» WRITTEN PROBLEM:
Your task is to locate every line holding the string "page" and to copy each of them.

» RAW RECORDS:
══════════
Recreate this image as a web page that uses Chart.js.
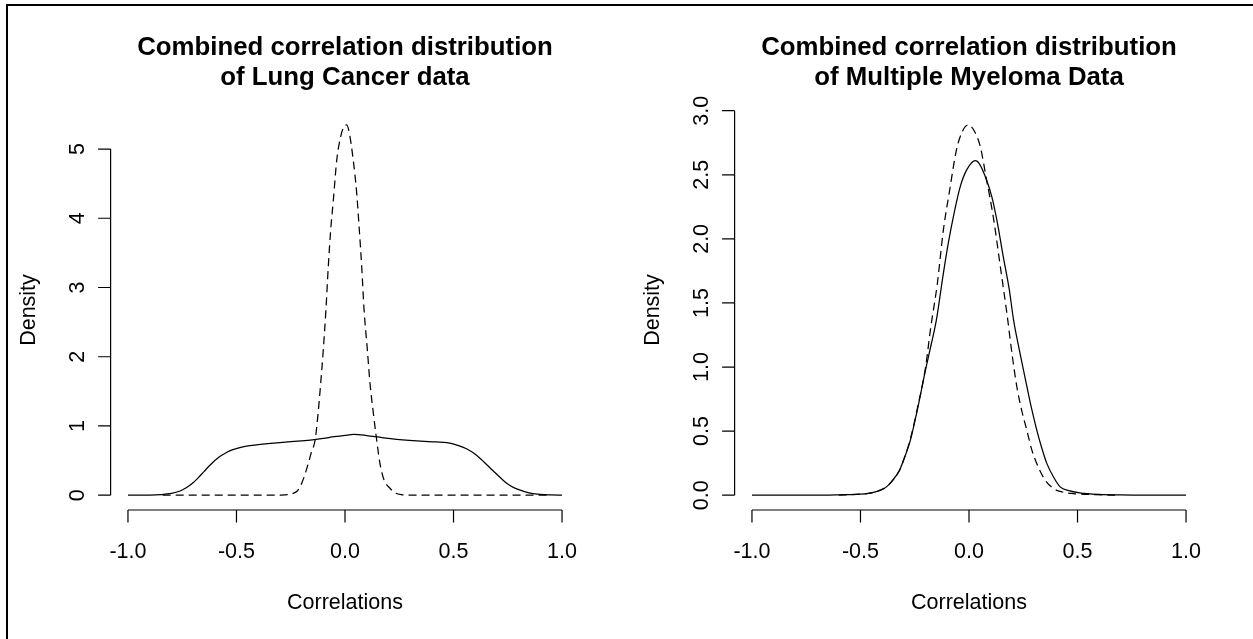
<!DOCTYPE html>
<html>
<head>
<meta charset="utf-8">
<script src="https://cdn.jsdelivr.net/npm/chart.js@4.4.1/dist/chart.umd.min.js"></script>
<style>
  html, body { margin: 0; padding: 0; background: #fff; }
  #page { position: relative; width: 1253px; height: 639px; overflow: hidden; background: #fff; }
  #frame { position: absolute; left: 6px; top: 4px; width: 1300px; height: 700px;
           border-top: 2px solid #000; border-left: 2px solid #000; }
  canvas { position: absolute; top: 0; }
  #c1 { left: 0; }
  #c2 { left: 626px; }
</style>
</head>
<body>
<div id="page">
  <div id="frame"></div>
  <canvas id="c1" width="626" height="639"></canvas>
  <canvas id="c2" width="627" height="639"></canvas>
</div>
<script>
// ---------- tick labels ----------
const xTickValues = [-1, -0.5, 0, 0.5, 1];
const xTickLabels = ['-1.0', '-0.5', '0.0', '0.5', '1.0'];
const lungYTickValues = [0, 1, 2, 3, 4, 5];
const lungYTickLabels = ['0', '1', '2', '3', '4', '5'];
const myelomaYTickValues = [0, 0.5, 1, 1.5, 2, 2.5, 3];
const myelomaYTickLabels = ['0.0', '0.5', '1.0', '1.5', '2.0', '2.5', '3.0'];

// ---------- Lung Cancer: solid curve ----------
const lungSolidX = [-1.0,-0.9,-0.85,-0.8,-0.76,-0.73,-0.7,-0.68,-0.65,-0.62,-0.58,-0.55,-0.52,-0.48,-0.44,-0.4,-0.3,-0.2,-0.15,-0.1,-0.05,0.0,0.04,0.1,0.15,0.2,0.28,0.35,0.42,0.47,0.52,0.56,0.6,0.64,0.68,0.72,0.75,0.78,0.82,0.86,0.9,0.95,1.0];
const lungSolidY = [0,0.002,0.008,0.025,0.06,0.11,0.18,0.24,0.34,0.44,0.55,0.61,0.655,0.69,0.715,0.73,0.76,0.785,0.80,0.82,0.845,0.865,0.877,0.862,0.842,0.82,0.795,0.78,0.77,0.76,0.72,0.67,0.59,0.48,0.36,0.24,0.16,0.105,0.06,0.025,0.01,0.003,0];
// ---------- Lung Cancer: dashed curve ----------
const lungDashedX = [-0.84,-0.5,-0.3,-0.26,-0.24,-0.22,-0.207,-0.19,-0.169,-0.155,-0.138,-0.125,-0.115,-0.1,-0.088,-0.077,-0.066,-0.054,-0.038,-0.02,-0.005,0.008,0.02,0.038,0.054,0.066,0.077,0.088,0.103,0.115,0.13,0.143,0.161,0.18,0.207,0.23,0.26,0.3,0.5,0.93];
const lungDashedY = [0,0,0.002,0.008,0.025,0.06,0.12,0.25,0.46,0.62,0.79,1.15,1.5,2.1,2.67,3.3,3.83,4.25,4.84,5.18,5.32,5.35,5.23,4.84,4.36,3.83,3.3,2.67,2.1,1.62,1.2,0.87,0.46,0.22,0.1,0.035,0.008,0.002,0,0];

// ---------- Multiple Myeloma: solid curve ----------
const myelomaSolidX = [-1,-0.7,-0.6,-0.5,-0.45,-0.4,-0.38,-0.35,-0.32,-0.3,-0.27,-0.24,-0.2,-0.175,-0.15,-0.12,-0.095,-0.065,-0.04,-0.01,0.03,0.05,0.074,0.105,0.128,0.158,0.186,0.205,0.23,0.258,0.285,0.312,0.335,0.358,0.39,0.42,0.46,0.51,0.6,0.7,0.8,1.0];
const myelomaSolidY = [0,0,0.003,0.008,0.018,0.045,0.065,0.12,0.195,0.28,0.43,0.65,0.98,1.17,1.37,1.71,1.97,2.23,2.41,2.54,2.61,2.58,2.49,2.33,2.15,1.86,1.6,1.37,1.15,0.92,0.7,0.51,0.37,0.25,0.14,0.065,0.035,0.018,0.006,0.002,0,0];
// ---------- Multiple Myeloma: dashed curve ----------
const myelomaDashedX = [-0.6,-0.5,-0.45,-0.4,-0.38,-0.35,-0.32,-0.3,-0.27,-0.24,-0.2,-0.177,-0.146,-0.118,-0.091,-0.057,-0.03,-0.003,0.025,0.052,0.08,0.112,0.143,0.176,0.2,0.22,0.243,0.266,0.29,0.319,0.35,0.389,0.43,0.48,0.58,0.68];
const myelomaDashedY = [0,0.008,0.018,0.045,0.065,0.12,0.195,0.28,0.44,0.66,1.0,1.3,1.65,2.07,2.36,2.7,2.84,2.89,2.84,2.72,2.47,2.17,1.80,1.40,1.08,0.85,0.66,0.51,0.35,0.22,0.12,0.052,0.025,0.013,0.004,0];

const zip = (xs, ys) => xs.map((x, i) => ({ x: x, y: ys[i] }));

const FONT = '"Liberation Sans", Arial, Helvetica, sans-serif';

// R base-graphics style axes, labels and title, placed through the chart's scales
const rStyle = {
  id: 'rStyle',
  afterDraw(chart, args, o) {
    const { ctx, chartArea: ca, scales: { x, y } } = chart;
    ctx.save();
    ctx.strokeStyle = '#000';
    ctx.fillStyle = '#000';
    ctx.lineWidth = 1.2;
    // x axis
    const xb = ca.bottom;
    ctx.beginPath();
    ctx.moveTo(x.getPixelForValue(o.xTicks[0]), xb);
    ctx.lineTo(x.getPixelForValue(o.xTicks[o.xTicks.length - 1]), xb);
    o.xTicks.forEach(v => {
      const px = x.getPixelForValue(v);
      ctx.moveTo(px, xb); ctx.lineTo(px, xb + 12.5);
    });
    // y axis
    const yl = ca.left;
    ctx.moveTo(yl, y.getPixelForValue(o.yTicks[0]));
    ctx.lineTo(yl, y.getPixelForValue(o.yTicks[o.yTicks.length - 1]));
    o.yTicks.forEach(v => {
      const py = y.getPixelForValue(v);
      ctx.moveTo(yl, py); ctx.lineTo(yl - 12.5, py);
    });
    ctx.stroke();

    ctx.font = '21.5px ' + FONT;
    ctx.textAlign = 'center';
    ctx.textBaseline = 'alphabetic';
    o.xTicks.forEach((v, i) => ctx.fillText(o.xLabels[i], x.getPixelForValue(v), xb + 48));
    o.yTicks.forEach((v, i) => {
      ctx.save();
      ctx.translate(yl - 27, y.getPixelForValue(v));
      ctx.rotate(-Math.PI / 2);
      ctx.fillText(o.yLabels[i], 0, 0);
      ctx.restore();
    });
    const cx = (ca.left + ca.right) / 2;
    const cy = (ca.top + ca.bottom) / 2;
    ctx.fillText(o.xTitle, cx, xb + 99);
    ctx.save();
    ctx.translate(yl - 76, cy);
    ctx.rotate(-Math.PI / 2);
    ctx.fillText(o.yTitle, 0, 0);
    ctx.restore();

    ctx.font = 'bold 25.8px ' + FONT;
    ctx.fillText(o.title[0], cx, 55);
    ctx.fillText(o.title[1], cx, 85);
    ctx.restore();
  }
};

function makeChart(id, solid, dashed, yMin, yMax, padLeft, padRight, yTicks, yLabels, title) {
  return new Chart(document.getElementById(id), {
    type: 'line',
    data: {
      datasets: [
        { label: 'solid', data: solid, borderColor: '#000', borderWidth: 1.25,
          pointRadius: 0, cubicInterpolationMode: 'monotone', fill: false },
        { label: 'dashed', data: dashed, borderColor: '#000', borderWidth: 1.25,
          borderDash: [8, 5], pointRadius: 0, cubicInterpolationMode: 'monotone', fill: false }
      ]
    },
    options: {
      responsive: false,
      animation: false,
      parsing: true,
      layout: { padding: { left: padLeft, right: padRight, top: 110, bottom: 129 } },
      plugins: {
        legend: { display: false },
        title: { display: false },
        tooltip: { enabled: false },
        rStyle: {
          xTicks: xTickValues, xLabels: xTickLabels,
          yTicks: yTicks, yLabels: yLabels,
          xTitle: 'Correlations', yTitle: 'Density', title: title
        }
      },
      scales: {
        x: { type: 'linear', min: -1.08, max: 1.08, display: false },
        y: { type: 'linear', min: yMin, max: yMax, display: false }
      }
    },
    plugins: [rStyle]
  });
}

makeChart('c1', zip(lungSolidX, lungSolidY), zip(lungDashedX, lungDashedY),
  -0.214, 5.564, 110.6, 626 - 579.4, lungYTickValues, lungYTickLabels,
  ['Combined correlation distribution', 'of Lung Cancer data']);
makeChart('c2', zip(myelomaSolidX, myelomaSolidY), zip(myelomaDashedX, myelomaDashedY),
  -0.1156, 3.0056, 734.6 - 626, 1253 - 1203.4, myelomaYTickValues, myelomaYTickLabels,
  ['Combined correlation distribution', 'of Multiple Myeloma Data']);
</script>
</body>
</html>
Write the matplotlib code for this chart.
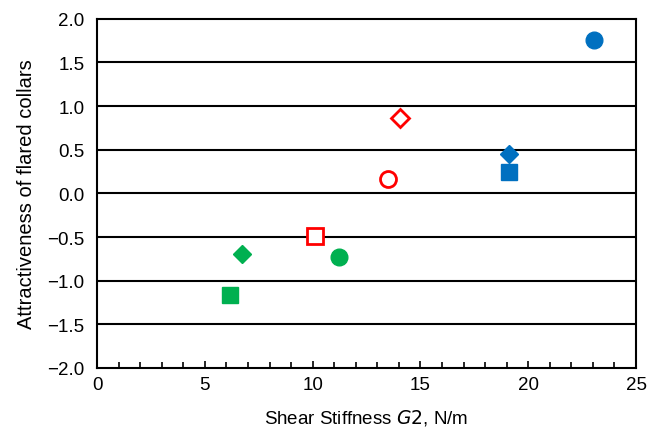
══════════
» THE RESULT:
Recreate this image as a web page that uses Chart.js.
  #page { position: relative; width: 1253px; height: 639px; overflow: hidden; background: #fff; }
<div id="page">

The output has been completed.